Dieser Kommentar ist unter dem Titel „Gebäudetyp-e – endlich einfach!“ im Deutschen Architektenblatt 10.2024 erschienen.
„Nichts auf der Welt ist so mächtig wie eine Idee, deren Zeit gekommen ist.“ Dieses Zitat von Victor Hugo bestätigte sich wieder einmal, als Bundesbauministerin Klara Geywitz im letzten Jahr erstmals die von der Bayerischen Architektenkammer entwickelte und auf Bundesebene von der Bundesarchitektenkammer vorangetriebene Idee des Gebäudetyps-e für das einfache, experimentelle Bauen öffentlich aufgegriffen hat.

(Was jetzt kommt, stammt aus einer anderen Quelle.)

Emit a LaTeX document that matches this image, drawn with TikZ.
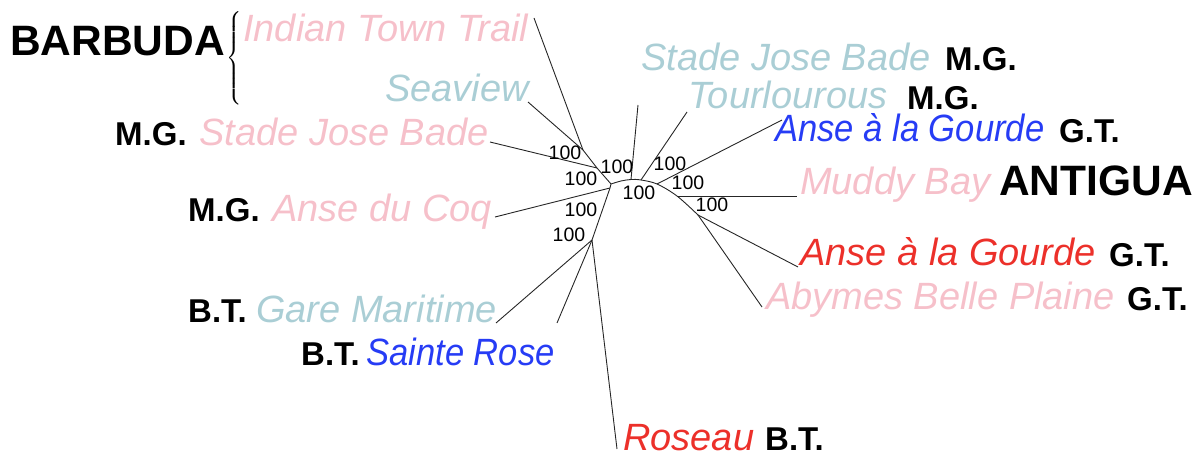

Nur selten hört die Politik auf eine Berufsvertretung
Wie sich gezeigt hat, ist das von der Ampel-Koalition ausgegebene überaus ehrgeizige Ziel, jährlich 400.000 Wohnungen zu bauen, aktuell nicht zu erreichen. Um hier voranzukommen, bedarf es neuer, innovativer Instrumente. Der Gebäudetyp-e ist eines davon: als Bestandteil des 14-Punkte-Plans des Wohngipfels im Bundeskanzleramt.
Es ist keineswegs übertrieben, von einem historischen Erfolg unseres Berufsstandes zu sprechen. Selten wird ein proaktiver Vorschlag aus dem Kreis der Berufsvertretenden in dieser Form von der Politik aufgegriffen und umgesetzt.
Ohne den Zusammenhalt der Architektenkammern und die Unterstützung der Ingenieurkammern sowie der beteiligten Verbände wäre das nicht möglich gewesen. Bei aller Euphorie stellt sich aber auch die Frage: Ist das jetzt endlich der dringend benötigte Strategiewechsel, um die Krise beim Wohnungsbau zu bewältigen?
Ein echter Durchbruch für einfacheres Bauen
Der Gebäudetyp-e könnte die vielzitierte Zeitenwende auch beim Bauen einläuten – im positiven Sinne. Die Architekten haben geliefert, die Politik hat nachgezogen, damit Planer und Bauherren die Spielräume, die der Gebäudetyp-e ermöglicht, rechtssicher nutzen können: eine Reform des Bau- und Architektenvertragsrechts im Bürgerlichen Gesetzbuch.
Im Juli hat Bundesjustizminister Marco Buschmann einen Gesetzentwurf vorgelegt, der einen Paradigmenwechsel darstellt. Erstmals soll es eine gesetzliche Vermutung geben, was überhaupt eine anerkannte Regel der Technik ist: nämlich nur sicherheitsrelevante Normen, die keine reinen Komfortstandards betreffen.
Und von solchen Normen können Planer und fachkundige Bauherren künftig auch ohne umfassende Aufklärung Abweichungen vertraglich vereinbaren. Man weicht also von der Norm ab, nicht aber vom Ziel: So kann das Planen und Bauen auf ein für die Bauwerkssicherheit unverzichtbares Maß, zum Beispiel beim Brandschutz und bei der Standsicherheit, reduziert werden.
Das ist ein echter Durchbruch für das einfachere, schnellere und kostengünstigere und damit moderne, zeitgemäße Bauen.
Gebäudetyp-e muss angewandt werden
Wenn das reformierte BGB – hoffentlich – im Frühjahr 2025 in Kraft tritt, liegt der Ball im Feld der „fachkundigen Unternehmen“, wie es im Gesetzentwurf heißt, also bei den fachkundigen Bauherren und bei uns Planerinnen und Planern.
Der öffentliche Bauherr, der Staat ebenso wie die Kommunen, und nicht zuletzt die Wohnungsbaugesellschaften haben es dann in der Hand, gemeinsam mit uns den Gebäudetyp-e mit Leben zu füllen.
Denn es reicht nicht, immer nur von der Politik Reformwillen zu fordern, auch die Gesellschaft selbst muss ihn zeigen und so einen wichtigen Beitrag zum notwendigen gesellschaftlichen Umdenken leisten.
Dauerhaftes Erfolgsmodell
Einfaches Bauen bedeutet nicht, billig und hässlich zu bauen. Einfaches Bauen heißt, einem modernen Planungsansatz mehr als nur eine Chance zu geben: Es ist ein echter Durchbruch für ein entbürokratisiertes, schnelleres und kostengünstigeres Bauen, das allerdings nicht auf Kosten der gestalterischen Qualität gehen darf.
Jetzt gilt es, daraus ein dauerhaftes Erfolgsmodell zu entwickeln. Die Architektinnen und Architekten sind dabei als Vordenker beim Planen und Bauen und Partner ihrer Bauherren besonders gefordert, um sich der Politik auch künftig als kompetente Ansprechpartner zu empfehlen. Diese Chance müssen wir nutzen!